# Exercise brief
Exactly reproduce the lines of the listing below from the one containing "Convert this chart to Chart.js code." through the one containing "var boltY = [65, 45, 42, 30.5, 33, 28];". Skip the images.

# Source material
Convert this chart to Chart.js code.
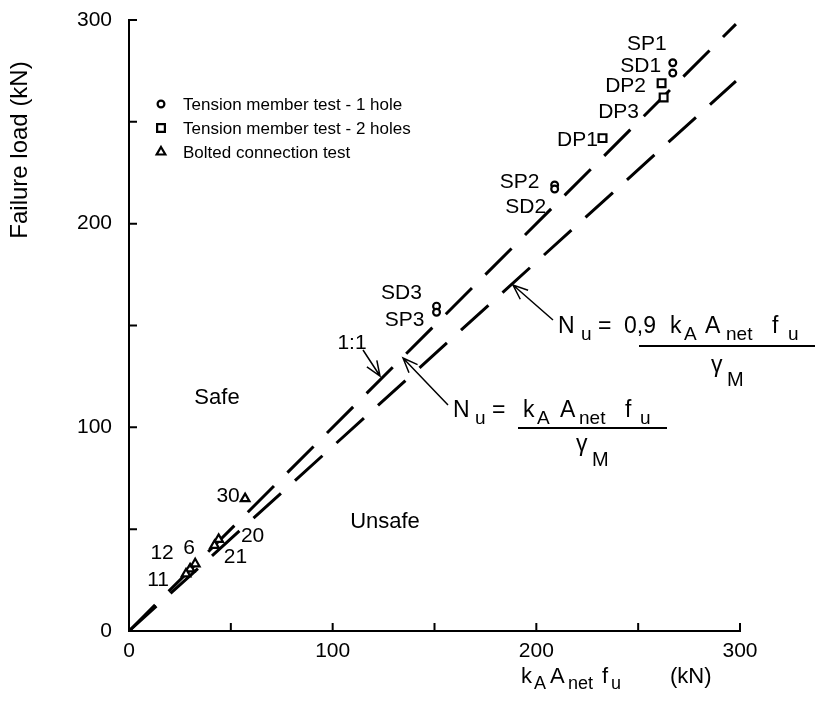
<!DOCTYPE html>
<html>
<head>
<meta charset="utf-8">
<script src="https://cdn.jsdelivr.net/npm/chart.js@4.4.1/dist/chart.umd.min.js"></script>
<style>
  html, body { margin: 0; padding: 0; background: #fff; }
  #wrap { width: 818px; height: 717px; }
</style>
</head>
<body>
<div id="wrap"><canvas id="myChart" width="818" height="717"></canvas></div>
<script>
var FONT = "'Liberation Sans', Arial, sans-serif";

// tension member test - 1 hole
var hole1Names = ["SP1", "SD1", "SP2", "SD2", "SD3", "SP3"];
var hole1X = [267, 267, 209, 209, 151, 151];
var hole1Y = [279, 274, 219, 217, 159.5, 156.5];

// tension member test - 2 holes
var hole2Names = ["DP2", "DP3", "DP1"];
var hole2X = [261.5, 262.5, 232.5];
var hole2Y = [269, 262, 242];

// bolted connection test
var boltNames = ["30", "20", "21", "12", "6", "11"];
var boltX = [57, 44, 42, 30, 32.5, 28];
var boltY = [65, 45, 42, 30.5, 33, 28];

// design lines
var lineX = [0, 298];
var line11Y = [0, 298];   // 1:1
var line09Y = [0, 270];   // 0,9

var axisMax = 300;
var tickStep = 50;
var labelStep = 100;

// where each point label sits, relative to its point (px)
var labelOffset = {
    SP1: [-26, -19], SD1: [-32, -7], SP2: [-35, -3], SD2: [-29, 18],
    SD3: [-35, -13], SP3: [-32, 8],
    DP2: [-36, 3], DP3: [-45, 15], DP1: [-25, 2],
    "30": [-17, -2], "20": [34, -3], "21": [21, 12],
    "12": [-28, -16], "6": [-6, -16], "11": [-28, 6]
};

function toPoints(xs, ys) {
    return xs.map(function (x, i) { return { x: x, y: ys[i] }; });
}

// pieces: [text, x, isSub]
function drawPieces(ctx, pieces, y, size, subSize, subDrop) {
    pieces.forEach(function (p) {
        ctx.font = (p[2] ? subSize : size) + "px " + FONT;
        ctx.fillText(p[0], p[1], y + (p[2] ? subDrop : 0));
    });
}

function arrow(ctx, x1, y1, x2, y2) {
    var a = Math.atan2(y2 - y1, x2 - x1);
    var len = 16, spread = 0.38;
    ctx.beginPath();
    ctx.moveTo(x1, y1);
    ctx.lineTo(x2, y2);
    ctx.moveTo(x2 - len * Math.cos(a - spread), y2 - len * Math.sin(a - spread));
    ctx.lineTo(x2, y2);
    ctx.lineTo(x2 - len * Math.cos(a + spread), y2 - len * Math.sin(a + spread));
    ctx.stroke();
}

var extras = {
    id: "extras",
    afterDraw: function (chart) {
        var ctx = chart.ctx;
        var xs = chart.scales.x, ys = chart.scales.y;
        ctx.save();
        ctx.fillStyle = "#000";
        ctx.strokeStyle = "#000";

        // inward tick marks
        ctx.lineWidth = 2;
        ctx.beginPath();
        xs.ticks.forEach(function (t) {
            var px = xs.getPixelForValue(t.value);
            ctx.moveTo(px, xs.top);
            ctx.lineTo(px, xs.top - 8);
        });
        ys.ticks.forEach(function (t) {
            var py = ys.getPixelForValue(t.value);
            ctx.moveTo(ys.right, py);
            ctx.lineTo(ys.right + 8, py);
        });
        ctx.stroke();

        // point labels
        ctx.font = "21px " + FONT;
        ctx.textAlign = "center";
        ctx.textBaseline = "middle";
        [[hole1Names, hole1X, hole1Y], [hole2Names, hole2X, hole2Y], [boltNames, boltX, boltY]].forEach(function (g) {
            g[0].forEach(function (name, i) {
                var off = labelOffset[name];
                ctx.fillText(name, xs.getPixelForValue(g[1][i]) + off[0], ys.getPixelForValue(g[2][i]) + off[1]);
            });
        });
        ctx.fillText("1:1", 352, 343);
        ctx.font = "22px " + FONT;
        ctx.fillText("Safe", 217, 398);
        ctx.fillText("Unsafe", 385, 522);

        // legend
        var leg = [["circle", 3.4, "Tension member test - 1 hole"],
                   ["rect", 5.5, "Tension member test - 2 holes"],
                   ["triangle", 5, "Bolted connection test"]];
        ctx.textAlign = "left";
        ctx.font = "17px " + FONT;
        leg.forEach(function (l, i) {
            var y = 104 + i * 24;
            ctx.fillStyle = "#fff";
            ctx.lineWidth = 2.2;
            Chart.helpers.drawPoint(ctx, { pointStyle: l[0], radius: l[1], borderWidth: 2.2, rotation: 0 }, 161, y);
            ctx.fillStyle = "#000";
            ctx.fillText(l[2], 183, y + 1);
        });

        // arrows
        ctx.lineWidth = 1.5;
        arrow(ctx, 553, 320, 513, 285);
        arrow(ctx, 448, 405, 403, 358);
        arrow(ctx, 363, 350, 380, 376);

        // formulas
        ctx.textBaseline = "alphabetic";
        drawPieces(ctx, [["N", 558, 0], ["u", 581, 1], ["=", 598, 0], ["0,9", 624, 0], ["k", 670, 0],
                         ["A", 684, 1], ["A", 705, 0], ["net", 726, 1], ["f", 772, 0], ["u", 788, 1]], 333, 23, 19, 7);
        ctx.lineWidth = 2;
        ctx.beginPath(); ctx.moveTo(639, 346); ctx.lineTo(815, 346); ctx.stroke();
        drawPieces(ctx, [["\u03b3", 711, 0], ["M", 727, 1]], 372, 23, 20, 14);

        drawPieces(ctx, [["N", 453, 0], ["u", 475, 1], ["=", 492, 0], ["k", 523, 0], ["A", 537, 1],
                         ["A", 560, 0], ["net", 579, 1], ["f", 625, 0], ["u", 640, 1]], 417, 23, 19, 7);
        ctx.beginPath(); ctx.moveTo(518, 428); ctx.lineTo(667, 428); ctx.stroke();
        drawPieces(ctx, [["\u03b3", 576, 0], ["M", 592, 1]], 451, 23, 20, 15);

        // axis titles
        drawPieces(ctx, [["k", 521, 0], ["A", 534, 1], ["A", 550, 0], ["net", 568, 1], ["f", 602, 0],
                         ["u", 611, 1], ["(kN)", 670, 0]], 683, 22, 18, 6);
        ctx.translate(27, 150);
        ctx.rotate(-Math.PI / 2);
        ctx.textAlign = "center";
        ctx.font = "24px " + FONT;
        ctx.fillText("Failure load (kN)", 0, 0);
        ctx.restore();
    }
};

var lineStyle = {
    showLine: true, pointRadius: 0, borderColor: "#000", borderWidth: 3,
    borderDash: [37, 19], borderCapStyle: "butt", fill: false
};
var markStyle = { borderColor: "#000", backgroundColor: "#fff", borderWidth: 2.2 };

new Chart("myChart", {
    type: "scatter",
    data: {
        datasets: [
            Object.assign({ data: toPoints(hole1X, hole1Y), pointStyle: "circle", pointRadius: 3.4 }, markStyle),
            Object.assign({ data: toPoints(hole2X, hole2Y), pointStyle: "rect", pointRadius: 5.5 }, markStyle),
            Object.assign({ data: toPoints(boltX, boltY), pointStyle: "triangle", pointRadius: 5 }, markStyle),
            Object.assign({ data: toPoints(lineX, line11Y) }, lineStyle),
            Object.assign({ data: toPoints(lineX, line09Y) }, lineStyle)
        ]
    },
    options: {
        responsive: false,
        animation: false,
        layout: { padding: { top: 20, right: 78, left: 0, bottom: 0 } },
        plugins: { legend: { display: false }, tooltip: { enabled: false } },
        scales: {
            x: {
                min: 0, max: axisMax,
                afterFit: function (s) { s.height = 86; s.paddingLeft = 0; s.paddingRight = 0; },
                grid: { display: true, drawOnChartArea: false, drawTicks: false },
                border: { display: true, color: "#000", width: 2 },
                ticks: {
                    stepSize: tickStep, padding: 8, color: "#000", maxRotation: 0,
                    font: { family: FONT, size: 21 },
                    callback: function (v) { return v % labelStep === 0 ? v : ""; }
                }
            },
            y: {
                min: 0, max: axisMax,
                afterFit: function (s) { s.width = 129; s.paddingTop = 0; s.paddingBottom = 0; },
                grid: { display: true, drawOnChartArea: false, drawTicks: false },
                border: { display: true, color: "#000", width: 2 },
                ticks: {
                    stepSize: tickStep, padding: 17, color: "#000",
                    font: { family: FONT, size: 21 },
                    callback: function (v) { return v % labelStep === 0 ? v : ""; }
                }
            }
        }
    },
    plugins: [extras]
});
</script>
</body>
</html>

---

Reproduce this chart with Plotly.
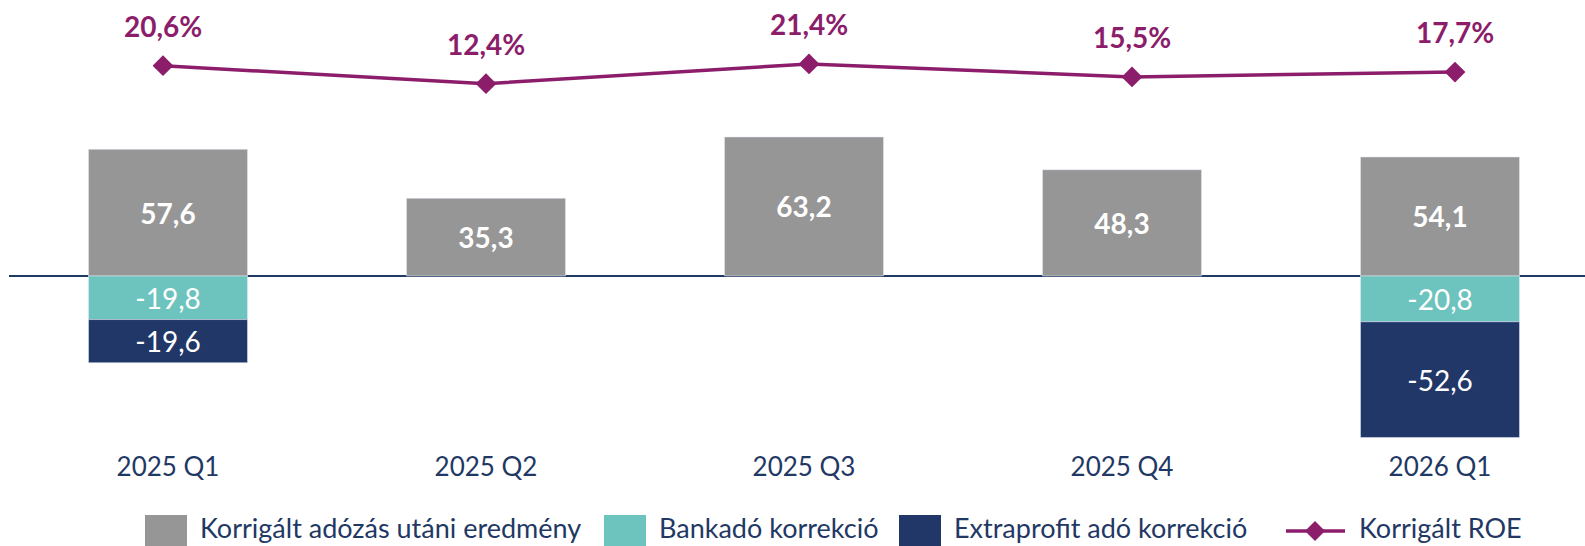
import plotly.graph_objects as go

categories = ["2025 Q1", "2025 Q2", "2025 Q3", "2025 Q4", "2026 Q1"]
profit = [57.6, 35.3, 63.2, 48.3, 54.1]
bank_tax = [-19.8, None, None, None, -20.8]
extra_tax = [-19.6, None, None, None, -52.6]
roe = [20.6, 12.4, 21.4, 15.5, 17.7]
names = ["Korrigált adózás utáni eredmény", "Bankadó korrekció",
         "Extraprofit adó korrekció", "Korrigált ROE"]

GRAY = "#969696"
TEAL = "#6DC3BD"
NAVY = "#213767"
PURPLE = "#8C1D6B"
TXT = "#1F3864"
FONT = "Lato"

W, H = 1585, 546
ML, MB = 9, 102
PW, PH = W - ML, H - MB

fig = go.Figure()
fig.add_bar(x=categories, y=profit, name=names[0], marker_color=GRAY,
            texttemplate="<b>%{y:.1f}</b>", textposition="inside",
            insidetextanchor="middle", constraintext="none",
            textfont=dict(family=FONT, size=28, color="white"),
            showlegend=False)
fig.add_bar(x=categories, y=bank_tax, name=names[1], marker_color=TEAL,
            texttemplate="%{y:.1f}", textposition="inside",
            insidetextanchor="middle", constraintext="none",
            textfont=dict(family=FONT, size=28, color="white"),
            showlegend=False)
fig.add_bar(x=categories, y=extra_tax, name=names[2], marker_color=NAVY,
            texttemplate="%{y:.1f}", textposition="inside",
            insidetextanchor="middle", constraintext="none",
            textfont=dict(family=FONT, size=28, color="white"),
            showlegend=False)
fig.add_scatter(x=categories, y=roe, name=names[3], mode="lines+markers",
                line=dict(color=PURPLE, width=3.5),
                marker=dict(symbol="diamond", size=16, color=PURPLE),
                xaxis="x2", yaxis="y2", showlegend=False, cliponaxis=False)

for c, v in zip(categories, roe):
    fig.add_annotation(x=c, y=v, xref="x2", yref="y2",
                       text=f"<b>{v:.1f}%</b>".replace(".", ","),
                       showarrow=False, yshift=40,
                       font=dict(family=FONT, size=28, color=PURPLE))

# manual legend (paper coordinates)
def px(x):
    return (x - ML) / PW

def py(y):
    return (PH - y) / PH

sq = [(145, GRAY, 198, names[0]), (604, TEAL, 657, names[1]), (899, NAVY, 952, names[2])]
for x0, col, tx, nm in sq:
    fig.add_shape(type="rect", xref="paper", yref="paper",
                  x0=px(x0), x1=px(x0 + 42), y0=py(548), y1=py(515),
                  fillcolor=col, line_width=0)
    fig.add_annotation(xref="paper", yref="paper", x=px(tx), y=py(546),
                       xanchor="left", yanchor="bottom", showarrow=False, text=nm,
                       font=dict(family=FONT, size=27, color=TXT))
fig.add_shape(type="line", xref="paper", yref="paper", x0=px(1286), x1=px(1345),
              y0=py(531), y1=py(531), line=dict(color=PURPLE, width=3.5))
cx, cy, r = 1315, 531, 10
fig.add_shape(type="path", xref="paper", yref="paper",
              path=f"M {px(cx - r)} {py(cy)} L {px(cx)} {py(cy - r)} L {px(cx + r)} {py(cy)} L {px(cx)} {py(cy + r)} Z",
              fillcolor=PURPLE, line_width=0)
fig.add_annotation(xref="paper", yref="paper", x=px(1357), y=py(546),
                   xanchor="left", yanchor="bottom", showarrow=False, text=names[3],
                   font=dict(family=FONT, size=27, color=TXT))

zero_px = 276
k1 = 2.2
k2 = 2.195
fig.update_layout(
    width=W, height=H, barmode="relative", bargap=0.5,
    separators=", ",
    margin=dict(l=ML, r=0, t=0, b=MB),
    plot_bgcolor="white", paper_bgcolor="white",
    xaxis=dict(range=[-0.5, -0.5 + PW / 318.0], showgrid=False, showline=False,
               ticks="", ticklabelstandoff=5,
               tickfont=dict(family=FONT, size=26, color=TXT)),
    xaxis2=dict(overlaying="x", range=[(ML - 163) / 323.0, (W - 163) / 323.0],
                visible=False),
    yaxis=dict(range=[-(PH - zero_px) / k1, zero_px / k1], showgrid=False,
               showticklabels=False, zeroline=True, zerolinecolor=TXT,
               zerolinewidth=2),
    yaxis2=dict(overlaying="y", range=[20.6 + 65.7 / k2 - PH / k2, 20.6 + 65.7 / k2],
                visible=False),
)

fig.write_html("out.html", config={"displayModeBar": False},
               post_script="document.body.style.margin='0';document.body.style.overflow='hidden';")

# Expected answer
Convert this chart to Chart.js code.
<!DOCTYPE html>
<html>
<head>
<meta charset="utf-8">
<script src="https://cdn.jsdelivr.net/npm/chart.js@4.4.1/dist/chart.umd.min.js"></script>
<style>
  html, body { margin: 0; padding: 0; background: #fff; }
  #wrap { width: 818px; height: 717px; }
</style>
</head>
<body>
<div id="wrap"><canvas id="myChart" width="818" height="717"></canvas></div>
<script>
var FONT = "'Liberation Sans', Arial, sans-serif";

// tension member test - 1 hole
var hole1Names = ["SP1", "SD1", "SP2", "SD2", "SD3", "SP3"];
var hole1X = [267, 267, 209, 209, 151, 151];
var hole1Y = [279, 274, 219, 217, 159.5, 156.5];

// tension member test - 2 holes
var hole2Names = ["DP2", "DP3", "DP1"];
var hole2X = [261.5, 262.5, 232.5];
var hole2Y = [269, 262, 242];

// bolted connection test
var boltNames = ["30", "20", "21", "12", "6", "11"];
var boltX = [57, 44, 42, 30, 32.5, 28];
var boltY = [65, 45, 42, 30.5, 33, 28];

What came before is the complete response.